The dominant script of this period, which coincides with the "Golden Age" of Byzantium associated with the culmination of the Macedonian dynasty (867-1057 CE) and especially the reign of Basil II (976-1025 CE), is the Perlschrift or "Pearl Script", whose name was inspired by the effect of "pearls on a string" which is produced by its characteristic preference for circular shapes, coupled with its concern for harmonious proportions and spacing. Hunger described the first aspect in terms of the circular omikron being (conceptually at least) the fundamental shape out of which other letters are built wherever possible, so that alpha is an omikron with a vertical stroke added on the right; sigma is an omikron with a headline stroke added; epsilon is the same with an ascender added above; omega is a double omikron, pi is the same with a horizontal stroke added above; upsilon is the lower half of a (larger) omikron, etc. Angular elements tend to be avoided, so that minuscule eta has a wavy shape, and the bottom of minuscule gamma is often rounded rather than pointed. Rho is often joined to the following letter from the bottom (as in the "Ephraim Type" we saw earlier), forming (if you will) yet another "half-omikron" at the juncture between the bottom of the descender and the connecting stroke. The axis is vertical or slightly right-leaning; ascenders and descenders tend to be rather short, so that, here as in the bouletée script, there is a tendency towards a bilinear scheme. Hunger also attached some importance to the page layout of manuscripts written in this script, noting that the proportion between the height of the letter-bodies and the height of the interlinear space is generally between 1:3.5 and 1:4, though it is obviously questionable whether such observations can be considered characteristics of the script itself. The main point is that there is a clear effort to create a harmonious overall effect. This script is generally quite formal, with relatively few cursive elements; however, cursive letter-shapes and letter-combinations are not eschewed entirely, so long as they are "rounded"; see for example the sequence theta-epsilon-zeta in the word καθεζομένων in the sample below.

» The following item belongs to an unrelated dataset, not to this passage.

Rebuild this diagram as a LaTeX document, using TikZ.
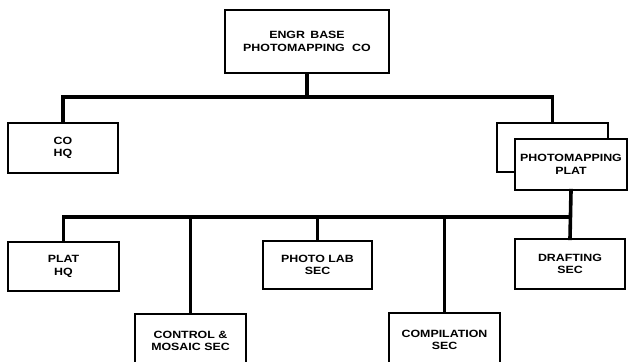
\documentclass[tikz,border=0pt]{standalone}
\usepackage{fontspec}
\newfontfamily\labfont[FakeStretch=1.18]{Liberation Sans}
\begin{document}
\begin{tikzpicture}[x=1pt,y=-1pt,
  box/.style={draw=black,line width=1.3pt,fill=white,align=center,inner sep=0pt,
    font=\labfont\bfseries\fontsize{10.5}{12.5}\selectfont},
  conn/.style={line width=3.6pt,line cap=rect}]
\clip (0,0) rectangle (628,361);
\fill[white] (0,0) rectangle (628,361);
% boxes
\node[box,minimum width=164pt,minimum height=63pt] (top) at (307,41.5) {ENGR\hspace{0.5em}BASE\\PHOTOMAPPING\hspace{0.7em}CO};
\node[box,minimum width=110pt,minimum height=50pt] (cohq) at (63,148) {CO\\HQ};
\node[box,minimum width=111pt,minimum height=49pt] (platback) at (552.5,147.5) {};
\node[box,minimum width=112pt,minimum height=51pt] (plat) at (571,164.5) {PHOTOMAPPING\\PLAT};
\node[box,minimum width=111pt,minimum height=49pt] (plathq) at (63.5,266.5) {PLAT\\HQ};
\node[box,minimum width=111pt,minimum height=54pt] (control) at (190.5,341) {CONTROL \&\\MOSAIC SEC};
\node[box,minimum width=109pt,minimum height=48pt] (photolab) at (317.5,265) {PHOTO LAB\\SEC};
\node[box,minimum width=111pt,minimum height=54pt] (compil) at (444.5,340) {COMPILATION\\SEC};
\node[box,minimum width=110pt,minimum height=50pt] (drafting) at (570,264) {DRAFTING\\SEC};
% bus coordinates
\coordinate (bus1) at (307,97);
\coordinate (bus2) at (570,217);
% connectors
\draw[conn] (top.south) -- (bus1);
\draw[conn] (cohq.north) -- (cohq.north |- bus1) -| (platback.north);
\draw[conn] (plat.south) -- (drafting.north);
\draw[conn] (plathq.north) -- (plathq.north |- bus2) -- (bus2);
\draw[conn] (control.north) -- (control.north |- bus2);
\draw[conn] (photolab.north) -- (photolab.north |- bus2);
\draw[conn] (compil.north) -- (compil.north |- bus2);
\end{tikzpicture}
\end{document}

Perlschrift from Vat gr 1613 p 124.png
Detail from Vat. gr. 1613, p. 124

Hunger considered the Perlschrift to be primarily a script of the eleventh century; but subsequent scholarship has extended its dating in both directions. If we do not count the "Ephraim Type" (which we studied in the preceding page) as belonging to this type of script, the earliest samples of Perlschrift seem to belong to the middle of the tenth century (often cited as an early example is Ath. Dionys. 70, which is dated to 955 CE [Lake 3,87]). The finest examples are generally considered those which are dated or datable to the end of the tenth century, such as Urb. gr. 20 (written by a scribe named Gregory [RGK 3,148] in 992 CE; Lake 7,267) or Vat. gr. 1613 (probably several years later than 979 CE, since it includes on p. 238 a likeness [though no life] of St. Luke the Stylite, who died in that year, see S. Der Nersessian in Byzantion 15 [1940-41], pp. 104-125). Dated examples of Perlschrift may be found well into the twelfth century, e.g. Vat. gr. 544, which was written by a monk named Ἀντώνιος (RGK 3,43) in 1143 CE.

It has been noted that the notion of "Perlschrift" has sometimes come to be abused as a sort of all-purpose descriptor for any vaguely rounded script which might be dated to the middle Byzantine period (see Perria's manual, p. 94; in greater detail, M. D'Agostino & P. Degni, "La Perlschrift dopo Hunger", Scripta 7 [2014], pp. 77-93:82-3). To some extent this is a natural consequence of the dominance of this type of script during the Macedonian Renaissance, when Constantinople was the largest and richest city in Europe. Naturally, the dominant style of that period is not only present in a fairly large number of contemporary manuscripts, but was also imitated by scribes for several centuries afterwards — and in fact such "archaizing" scripts, which can appear much older than they are, can be difficult to date: P. Canart and L. Perria, in their joint contribution to the Greek Paleography conference held in Berlin and Wolfenbüttel in 1988, (proceedings, v. 1, pp. 67-118:87, reprinted in P. Canart, Études de paléographie et de codicologie, v. 2, pp. 933-1000:953) cite the example of Lond. Add. 5107, a Gospel manuscript dated to 1159 CE which could easily be placed in the tenth century, were it not explicitly dated, though the late date is also indicated by a certain awkwardness in the purposely archaising script. In a sense, the Perlschrift is the Greek minuscule par excellence. Canart & Perria, in their already mentioned conference paper, pp. 84-86, (in the reprint, v. 2, pp. 950-952), attempted to differentiate several sub-styles within the Perlschrift, distinguishing between a "classic" Perlschrift, attested until about 1090 CE, including the examples shown above; a roughly contemporary "perlée hiératique", seen e.g. in Lond. Add. 36,751 (copied in 1008 CE by Theophanes [RGK 1,136; 2,180; 3,230]; Lake 2,67), used primarily in liturgical books; and a twelfth-century "small round vertical" Perlschrift, seen e.g. in Ath. Laur. A 58 (1118 CE; Lake 3,194). We may expect a finer differentiation in the monograph about the Perlschrift which D'Agostino & Degni promise in their above-mentioned article.

For practice reading Perlschrift, please see Vat. gr. 1613.